● SET TASK: Leave the pictures out and retype the lines from the beginning through the line with "(0,0) rectangle (1024,12);", both ends included.

····················

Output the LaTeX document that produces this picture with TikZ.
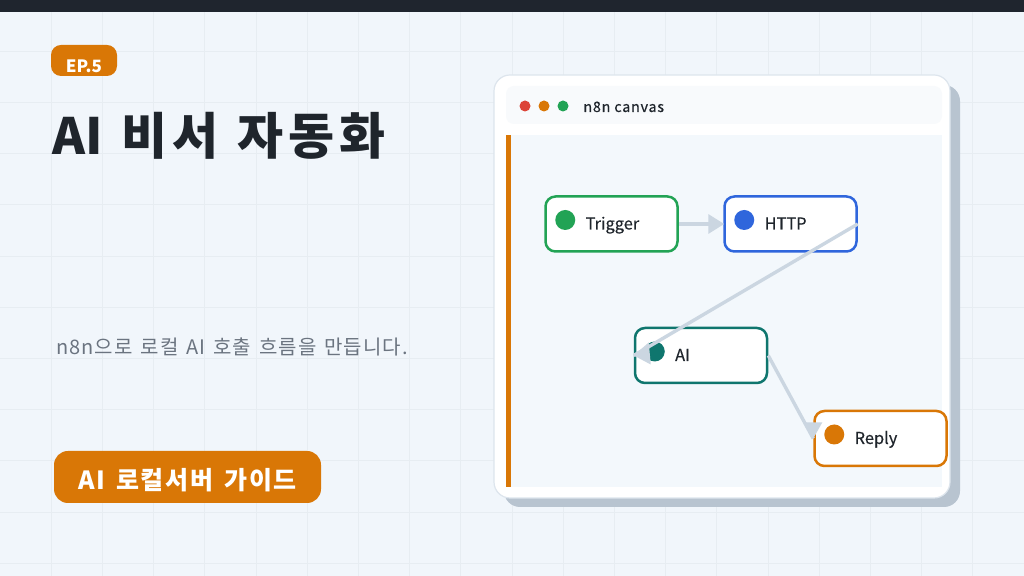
\documentclass[tikz,border=0pt]{standalone}
\usepackage{fontspec}
\setmainfont{Noto Sans CJK KR}
\newfontfamily\medfont[FakeBold=0.4]{Noto Sans CJK KR}
\usetikzlibrary{positioning,arrows.meta}

\definecolor{cpage}{HTML}{F1F6FB}
\definecolor{cgrid}{HTML}{E7EDF2}
\definecolor{cbar}{HTML}{1F252E}
\definecolor{cink}{HTML}{1F252C}
\definecolor{cmuted}{HTML}{6B7480}
\definecolor{corange}{HTML}{D97706}
\definecolor{cgreen}{HTML}{22A355}
\definecolor{cblue}{HTML}{2F66DC}
\definecolor{cteal}{HTML}{0F766E}
\definecolor{cred}{HTML}{DC4438}
\definecolor{cshadow}{HTML}{B8C4D0}
\definecolor{cline}{HTML}{CBD6E1}
\definecolor{cedge}{HTML}{DDE5ED}
\definecolor{chead}{HTML}{F8FAFC}
\definecolor{ccanvas}{HTML}{F3F8FC}

\begin{document}
\begin{tikzpicture}[x=0.5pt, y=-0.5pt]

	\tikzset{
	flowbox/.style={draw, fill=white, line width=1.25pt, rounded corners=5pt, minimum width=66pt, minimum height=27.5pt, inner sep=0pt},
	flowdot/.style={circle, minimum size=10pt, inner sep=0pt},
	flowtext/.style={anchor=west, inner sep=0pt, text=cink, font=\medfont\fontsize{8.2}{10}\selectfont, text height=6pt, text depth=0.5pt},
	flowline/.style={cline, line width=1.7pt},
	flowarrow/.style={flowline, -{Triangle[length=8pt,width=9.5pt]}, shorten >=-0.5pt},
	flowhead/.style={fill=cline},
	windot/.style={circle, minimum size=5.5pt, inner sep=0pt},
	badge/.style={fill=corange, inner sep=0pt},
	gridline/.style={cgrid, line width=0.4pt}
	}

	\useasboundingbox (0,0) rectangle (1024,576);

	% Background
	\fill[cpage] (0,0) rectangle (1024,576);
	\foreach \gx in {1,...,19} \draw[gridline] (\gx*51.2,0) -- (\gx*51.2,576);
	\foreach \gy in {1,...,11} \draw[gridline] (0,\gy*51.2) -- (1024,\gy*51.2);
	\fill[cbar] (0,0) rectangle (1024,12);

	% Left column
	\node[badge, rounded corners=5pt, minimum width=33pt, minimum height=15.5pt] (epbadge) at (84,60.5) {};
	\node[text=white, font=\bfseries\fontsize{8.5}{11}\selectfont, inner sep=0pt] (eptext) at (84,66) {EP.5};
	\node[anchor=base west, inner sep=0pt, text=cink, font=\bfseries\fontsize{25}{30}\selectfont] (title) at (52,155) {\spaceskip=9.5pt AI {\addfontfeature{LetterSpace=10}비서 자동화}};
	\node[anchor=base west, inner sep=0pt, text=cmuted, font=\fontsize{10}{12}\selectfont] (subtitle) at (56,355) {\addfontfeature{LetterSpace=5}\spaceskip=4pt n8n으로 로컬 AI 호출 흐름을 만듭니다.};
	\node[badge, rounded corners=7pt, minimum width=133.5pt, minimum height=26pt] (guidebadge) at (187.5,477) {};
	\node[text=white, font=\bfseries\fontsize{12.5}{15}\selectfont, inner sep=0pt] (guidetext) at (187.5,480) {\addfontfeature{LetterSpace=7}\spaceskip=5.5pt AI 로컬서버 가이드};

	% Window
	\fill[cshadow, rounded corners=8pt] (504,85) rectangle (960,507);
	\draw[cedge, fill=white, line width=0.6pt, rounded corners=8pt] (494,75) rectangle (950,498);
	\fill[chead, rounded corners=4pt] (506,86) rectangle (942,124);
	\fill[ccanvas] (506,135) rectangle (942,487);
	\fill[corange] (506,135) rectangle (511,487);

	\node[windot, fill=cred] (dotred) at (525,106) {};
	\node[windot, fill=corange, right of=dotred, node distance=9.5pt] (dotorange) {};
	\node[windot, fill=cgreen, right of=dotorange, node distance=9.5pt] (dotgreen) {};
	\node[anchor=base west, inner sep=0pt, text=cink, font=\medfont\fontsize{7.2}{9}\selectfont] (wintitle) at (583,112) {\addfontfeature{LetterSpace=5}n8n canvas};

	% Nodes
	\node[flowbox, draw=cgreen] (trigger) at (611.5,224) {};
	\node[flowbox, draw=cblue, node distance=89.5pt, right of=trigger] (http) {};
	\node[flowbox, draw=cteal, node distance=65.75pt, below of=trigger, xshift=44.75pt] (ai) {};
	\node[flowbox, draw=corange, node distance=41.5pt, below of=ai, xshift=89.75pt] (reply) {};

	\node[flowdot, fill=cgreen] (triggerdot) at ([xshift=10.5pt,yshift=2pt]trigger.west) {};
	\node[flowdot, fill=cblue] (httpdot) at ([xshift=10.5pt,yshift=2pt]http.west) {};
	\node[flowdot, fill=cteal] (aidot) at ([xshift=10.5pt,yshift=2pt]ai.west) {};
	\node[flowdot, fill=corange] (replydot) at ([xshift=10.5pt,yshift=2pt]reply.west) {};

	\node[flowtext] (triggertext) at ([xshift=20.5pt]trigger.west) {Trigger};
	\node[flowtext] (httptext) at ([xshift=20.5pt]http.west) {HTTP};
	\node[flowtext] (aitext) at ([xshift=20.5pt]ai.west) {AI};
	\node[flowtext] (replytext) at ([xshift=20.5pt]reply.west) {Reply};

	% Lines
	\draw[flowarrow] (trigger.east) -- (http.west);
	\draw[flowline] (http.east) -- (ai.west);
	\draw[flowline] (ai.east) -- (reply.west);

	% Heads
	\path[flowhead] (ai.west) -- ++(15,-13) -- ++(2,22) -- cycle;
	\path[flowhead] (reply.west) -- ++(-8,-16) -- ++(17,0) -- cycle;

	\end{tikzpicture}
\end{document}
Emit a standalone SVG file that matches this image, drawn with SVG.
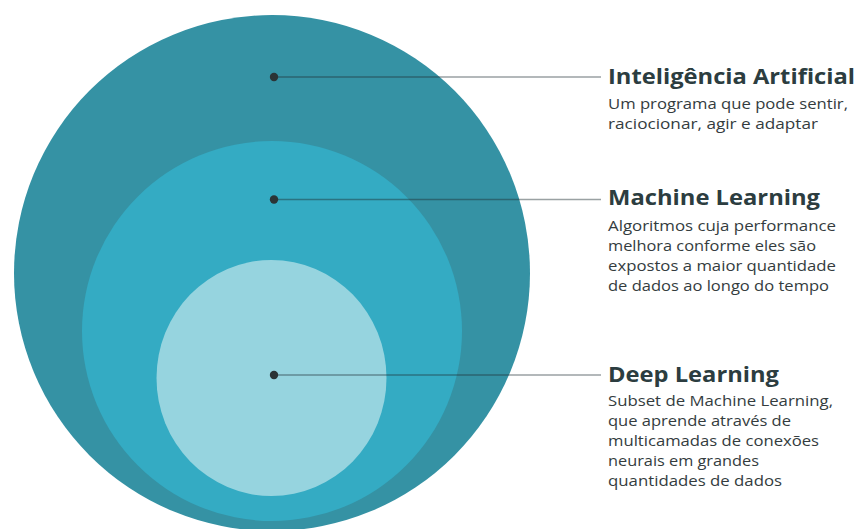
<svg xmlns="http://www.w3.org/2000/svg" width="856" height="529" viewBox="0 0 856 529">
  <style>
    .title { font-family: "Open Sans", "DejaVu Sans", sans-serif; font-weight: 700; font-size: 20.5px; fill: #2c3d40; }
    .desc { font-family: "Open Sans", "DejaVu Sans", sans-serif; font-weight: 400; font-size: 14.5px; fill: #343c3e; }
    .leader { stroke: #1f2f33; stroke-opacity: 0.45; stroke-width: 1.5; fill: none; }
    .dot { fill: #2b3436; }
  </style>
  <rect width="856" height="529" fill="#ffffff"/>
  <g id="node-ai">
    <circle cx="272" cy="273" r="258" fill="#3592a4"/>
  </g>
  <g id="node-ml">
    <circle cx="272" cy="331" r="190" fill="#34abc3"/>
  </g>
  <g id="node-dl">
    <ellipse cx="271.5" cy="378" rx="115" ry="118" fill="#96d4df"/>
  </g>
  <g id="connectors">
    <line class="leader" x1="274" y1="77" x2="601" y2="77"/>
    <line class="leader" x1="274" y1="199.5" x2="601" y2="199.5"/>
    <line class="leader" x1="274" y1="375" x2="601" y2="375"/>
    <circle class="dot" cx="274" cy="77" r="4.2"/>
    <circle class="dot" cx="274" cy="199.5" r="4.2"/>
    <circle class="dot" cx="274" cy="375" r="4.2"/>
  </g>
  <g id="label-ai">
    <text class="title" x="608" y="84" textLength="247" lengthAdjust="spacingAndGlyphs">Inteligência Artificial</text>
    <text class="desc" x="608" y="108.5" textLength="240" lengthAdjust="spacingAndGlyphs">Um programa que pode sentir,</text>
    <text class="desc" x="608" y="129" textLength="210" lengthAdjust="spacingAndGlyphs">raciocionar, agir e adaptar</text>
  </g>
  <g id="label-ml">
    <text class="title" x="608" y="205" textLength="212" lengthAdjust="spacingAndGlyphs">Machine Learning</text>
    <text class="desc" x="608" y="231" textLength="228" lengthAdjust="spacingAndGlyphs">Algoritmos cuja performance</text>
    <text class="desc" x="608" y="251" textLength="208" lengthAdjust="spacingAndGlyphs">melhora conforme eles são</text>
    <text class="desc" x="608" y="271" textLength="228" lengthAdjust="spacingAndGlyphs">expostos a maior quantidade</text>
    <text class="desc" x="608" y="291" textLength="221" lengthAdjust="spacingAndGlyphs">de dados ao longo do tempo</text>
  </g>
  <g id="label-dl">
    <text class="title" x="608" y="382" textLength="171" lengthAdjust="spacingAndGlyphs">Deep Learning</text>
    <text class="desc" x="608" y="406" textLength="225" lengthAdjust="spacingAndGlyphs">Subset de Machine Learning,</text>
    <text class="desc" x="608" y="426" textLength="183" lengthAdjust="spacingAndGlyphs">que aprende através de</text>
    <text class="desc" x="608" y="446" textLength="211" lengthAdjust="spacingAndGlyphs">multicamadas de conexões</text>
    <text class="desc" x="608" y="466" textLength="151" lengthAdjust="spacingAndGlyphs">neurais em grandes</text>
    <text class="desc" x="608" y="485.5" textLength="174" lengthAdjust="spacingAndGlyphs">quantidades de dados</text>
  </g>
</svg>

····················

● EXERCISE ANSWER:
Output the LaTeX document that produces this picture with TikZ.
\documentclass[tikz,border=0pt]{standalone}
\usepackage{fontspec}
\setmainfont{Noto Sans CJK KR}
\newfontfamily\medfont[FakeBold=0.4]{Noto Sans CJK KR}
\usetikzlibrary{positioning,arrows.meta}

\definecolor{cpage}{HTML}{F1F6FB}
\definecolor{cgrid}{HTML}{E7EDF2}
\definecolor{cbar}{HTML}{1F252E}
\definecolor{cink}{HTML}{1F252C}
\definecolor{cmuted}{HTML}{6B7480}
\definecolor{corange}{HTML}{D97706}
\definecolor{cgreen}{HTML}{22A355}
\definecolor{cblue}{HTML}{2F66DC}
\definecolor{cteal}{HTML}{0F766E}
\definecolor{cred}{HTML}{DC4438}
\definecolor{cshadow}{HTML}{B8C4D0}
\definecolor{cline}{HTML}{CBD6E1}
\definecolor{cedge}{HTML}{DDE5ED}
\definecolor{chead}{HTML}{F8FAFC}
\definecolor{ccanvas}{HTML}{F3F8FC}

\begin{document}
\begin{tikzpicture}[x=0.5pt, y=-0.5pt]

	\tikzset{
	flowbox/.style={draw, fill=white, line width=1.25pt, rounded corners=5pt, minimum width=66pt, minimum height=27.5pt, inner sep=0pt},
	flowdot/.style={circle, minimum size=10pt, inner sep=0pt},
	flowtext/.style={anchor=west, inner sep=0pt, text=cink, font=\medfont\fontsize{8.2}{10}\selectfont, text height=6pt, text depth=0.5pt},
	flowline/.style={cline, line width=1.7pt},
	flowarrow/.style={flowline, -{Triangle[length=8pt,width=9.5pt]}, shorten >=-0.5pt},
	flowhead/.style={fill=cline},
	windot/.style={circle, minimum size=5.5pt, inner sep=0pt},
	badge/.style={fill=corange, inner sep=0pt},
	gridline/.style={cgrid, line width=0.4pt}
	}

	\useasboundingbox (0,0) rectangle (1024,576);

	% Background
	\fill[cpage] (0,0) rectangle (1024,576);
	\foreach \gx in {1,...,19} \draw[gridline] (\gx*51.2,0) -- (\gx*51.2,576);
	\foreach \gy in {1,...,11} \draw[gridline] (0,\gy*51.2) -- (1024,\gy*51.2);
	\fill[cbar] (0,0) rectangle (1024,12);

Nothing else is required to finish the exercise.